▶ [What you should do]
Every line below is to be copied exactly, with the pictures left out.

▶ [Information shown]
==*==

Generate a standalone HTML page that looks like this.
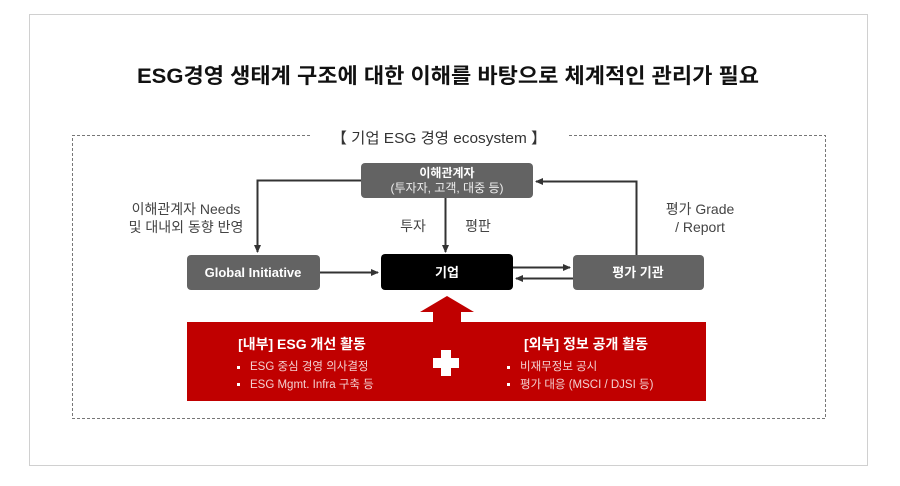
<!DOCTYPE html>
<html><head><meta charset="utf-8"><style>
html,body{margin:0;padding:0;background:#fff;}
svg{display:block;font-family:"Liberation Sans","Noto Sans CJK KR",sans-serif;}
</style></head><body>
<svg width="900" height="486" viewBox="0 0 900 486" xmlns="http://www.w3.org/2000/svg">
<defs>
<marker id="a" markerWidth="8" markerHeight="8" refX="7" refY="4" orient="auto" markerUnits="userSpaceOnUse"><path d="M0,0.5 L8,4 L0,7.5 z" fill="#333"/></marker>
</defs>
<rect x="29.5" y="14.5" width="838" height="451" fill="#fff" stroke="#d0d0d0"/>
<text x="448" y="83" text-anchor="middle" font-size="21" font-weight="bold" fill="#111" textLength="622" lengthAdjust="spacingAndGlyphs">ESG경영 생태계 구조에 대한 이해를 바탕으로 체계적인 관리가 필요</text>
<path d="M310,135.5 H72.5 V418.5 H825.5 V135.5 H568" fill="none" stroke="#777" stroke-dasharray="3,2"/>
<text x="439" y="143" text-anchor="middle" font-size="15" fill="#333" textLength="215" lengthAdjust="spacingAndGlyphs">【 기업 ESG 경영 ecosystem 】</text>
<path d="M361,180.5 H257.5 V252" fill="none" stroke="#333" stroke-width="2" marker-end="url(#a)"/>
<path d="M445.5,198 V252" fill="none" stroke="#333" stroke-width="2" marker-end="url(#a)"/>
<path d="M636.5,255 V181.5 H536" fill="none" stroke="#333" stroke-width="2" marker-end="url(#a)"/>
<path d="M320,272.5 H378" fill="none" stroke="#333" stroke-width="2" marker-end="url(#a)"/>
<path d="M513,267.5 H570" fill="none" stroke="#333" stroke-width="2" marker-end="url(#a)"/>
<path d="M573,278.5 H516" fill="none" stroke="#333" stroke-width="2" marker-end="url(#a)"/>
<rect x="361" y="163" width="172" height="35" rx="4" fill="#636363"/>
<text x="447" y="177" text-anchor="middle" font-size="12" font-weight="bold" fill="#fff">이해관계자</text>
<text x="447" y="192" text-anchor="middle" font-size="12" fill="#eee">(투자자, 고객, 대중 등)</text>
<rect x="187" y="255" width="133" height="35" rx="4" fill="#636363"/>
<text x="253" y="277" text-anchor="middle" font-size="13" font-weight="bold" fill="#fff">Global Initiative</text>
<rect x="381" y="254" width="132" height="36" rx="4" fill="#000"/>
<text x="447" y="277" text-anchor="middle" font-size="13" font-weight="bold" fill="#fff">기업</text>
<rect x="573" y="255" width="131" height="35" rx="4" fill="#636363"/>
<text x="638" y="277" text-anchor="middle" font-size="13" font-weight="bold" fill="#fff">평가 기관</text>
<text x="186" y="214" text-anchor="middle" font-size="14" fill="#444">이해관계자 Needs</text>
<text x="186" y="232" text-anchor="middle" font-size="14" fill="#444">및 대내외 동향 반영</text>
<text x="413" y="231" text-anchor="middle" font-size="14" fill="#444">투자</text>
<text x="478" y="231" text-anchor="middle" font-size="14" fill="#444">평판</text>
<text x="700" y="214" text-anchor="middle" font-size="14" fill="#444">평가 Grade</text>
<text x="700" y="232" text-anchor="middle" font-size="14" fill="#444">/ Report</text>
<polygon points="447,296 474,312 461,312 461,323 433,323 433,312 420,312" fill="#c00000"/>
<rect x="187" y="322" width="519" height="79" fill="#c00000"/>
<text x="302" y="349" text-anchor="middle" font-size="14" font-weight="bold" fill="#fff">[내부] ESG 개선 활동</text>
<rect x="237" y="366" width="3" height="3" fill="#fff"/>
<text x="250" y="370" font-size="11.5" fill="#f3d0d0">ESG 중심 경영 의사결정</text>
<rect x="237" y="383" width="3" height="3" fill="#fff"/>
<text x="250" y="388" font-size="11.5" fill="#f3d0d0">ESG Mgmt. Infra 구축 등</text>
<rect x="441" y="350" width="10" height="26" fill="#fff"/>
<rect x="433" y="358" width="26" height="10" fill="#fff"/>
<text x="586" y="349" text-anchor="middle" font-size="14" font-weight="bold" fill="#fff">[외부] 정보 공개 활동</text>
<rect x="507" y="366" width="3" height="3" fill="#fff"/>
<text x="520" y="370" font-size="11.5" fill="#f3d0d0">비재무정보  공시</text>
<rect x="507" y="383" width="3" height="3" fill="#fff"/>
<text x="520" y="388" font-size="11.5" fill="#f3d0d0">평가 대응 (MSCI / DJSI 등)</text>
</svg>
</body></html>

==*==

▶ [Written answer]
Generate a standalone HTML page that looks like this.
<!DOCTYPE html>
<html><head><meta charset="utf-8"><style>
html,body{margin:0;padding:0;background:#fff;}
svg{display:block;font-family:"Liberation Sans","Noto Sans CJK KR",sans-serif;}
</style></head><body>
<svg width="900" height="486" viewBox="0 0 900 486" xmlns="http://www.w3.org/2000/svg">
<defs>
<marker id="a" markerWidth="8" markerHeight="8" refX="7" refY="4" orient="auto" markerUnits="userSpaceOnUse"><path d="M0,0.5 L8,4 L0,7.5 z" fill="#333"/></marker>
</defs>
<rect x="29.5" y="14.5" width="838" height="451" fill="#fff" stroke="#d0d0d0"/>
<text x="448" y="83" text-anchor="middle" font-size="21" font-weight="bold" fill="#111" textLength="622" lengthAdjust="spacingAndGlyphs">ESG경영 생태계 구조에 대한 이해를 바탕으로 체계적인 관리가 필요</text>
<path d="M310,135.5 H72.5 V418.5 H825.5 V135.5 H568" fill="none" stroke="#777" stroke-dasharray="3,2"/>
<text x="439" y="143" text-anchor="middle" font-size="15" fill="#333" textLength="215" lengthAdjust="spacingAndGlyphs">【 기업 ESG 경영 ecosystem 】</text>
<path d="M361,180.5 H257.5 V252" fill="none" stroke="#333" stroke-width="2" marker-end="url(#a)"/>
<path d="M445.5,198 V252" fill="none" stroke="#333" stroke-width="2" marker-end="url(#a)"/>
<path d="M636.5,255 V181.5 H536" fill="none" stroke="#333" stroke-width="2" marker-end="url(#a)"/>
<path d="M320,272.5 H378" fill="none" stroke="#333" stroke-width="2" marker-end="url(#a)"/>
<path d="M513,267.5 H570" fill="none" stroke="#333" stroke-width="2" marker-end="url(#a)"/>
<path d="M573,278.5 H516" fill="none" stroke="#333" stroke-width="2" marker-end="url(#a)"/>
<rect x="361" y="163" width="172" height="35" rx="4" fill="#636363"/>
<text x="447" y="177" text-anchor="middle" font-size="12" font-weight="bold" fill="#fff">이해관계자</text>
<text x="447" y="192" text-anchor="middle" font-size="12" fill="#eee">(투자자, 고객, 대중 등)</text>
<rect x="187" y="255" width="133" height="35" rx="4" fill="#636363"/>
<text x="253" y="277" text-anchor="middle" font-size="13" font-weight="bold" fill="#fff">Global Initiative</text>
<rect x="381" y="254" width="132" height="36" rx="4" fill="#000"/>
<text x="447" y="277" text-anchor="middle" font-size="13" font-weight="bold" fill="#fff">기업</text>
<rect x="573" y="255" width="131" height="35" rx="4" fill="#636363"/>
<text x="638" y="277" text-anchor="middle" font-size="13" font-weight="bold" fill="#fff">평가 기관</text>
<text x="186" y="214" text-anchor="middle" font-size="14" fill="#444">이해관계자 Needs</text>
<text x="186" y="232" text-anchor="middle" font-size="14" fill="#444">및 대내외 동향 반영</text>
<text x="413" y="231" text-anchor="middle" font-size="14" fill="#444">투자</text>
<text x="478" y="231" text-anchor="middle" font-size="14" fill="#444">평판</text>
<text x="700" y="214" text-anchor="middle" font-size="14" fill="#444">평가 Grade</text>
<text x="700" y="232" text-anchor="middle" font-size="14" fill="#444">/ Report</text>
<polygon points="447,296 474,312 461,312 461,323 433,323 433,312 420,312" fill="#c00000"/>
<rect x="187" y="322" width="519" height="79" fill="#c00000"/>
<text x="302" y="349" text-anchor="middle" font-size="14" font-weight="bold" fill="#fff">[내부] ESG 개선 활동</text>
<rect x="237" y="366" width="3" height="3" fill="#fff"/>
<text x="250" y="370" font-size="11.5" fill="#f3d0d0">ESG 중심 경영 의사결정</text>
<rect x="237" y="383" width="3" height="3" fill="#fff"/>
<text x="250" y="388" font-size="11.5" fill="#f3d0d0">ESG Mgmt. Infra 구축 등</text>
<rect x="441" y="350" width="10" height="26" fill="#fff"/>
<rect x="433" y="358" width="26" height="10" fill="#fff"/>
<text x="586" y="349" text-anchor="middle" font-size="14" font-weight="bold" fill="#fff">[외부] 정보 공개 활동</text>
<rect x="507" y="366" width="3" height="3" fill="#fff"/>
<text x="520" y="370" font-size="11.5" fill="#f3d0d0">비재무정보  공시</text>
<rect x="507" y="383" width="3" height="3" fill="#fff"/>
<text x="520" y="388" font-size="11.5" fill="#f3d0d0">평가 대응 (MSCI / DJSI 등)</text>
</svg>
</body></html>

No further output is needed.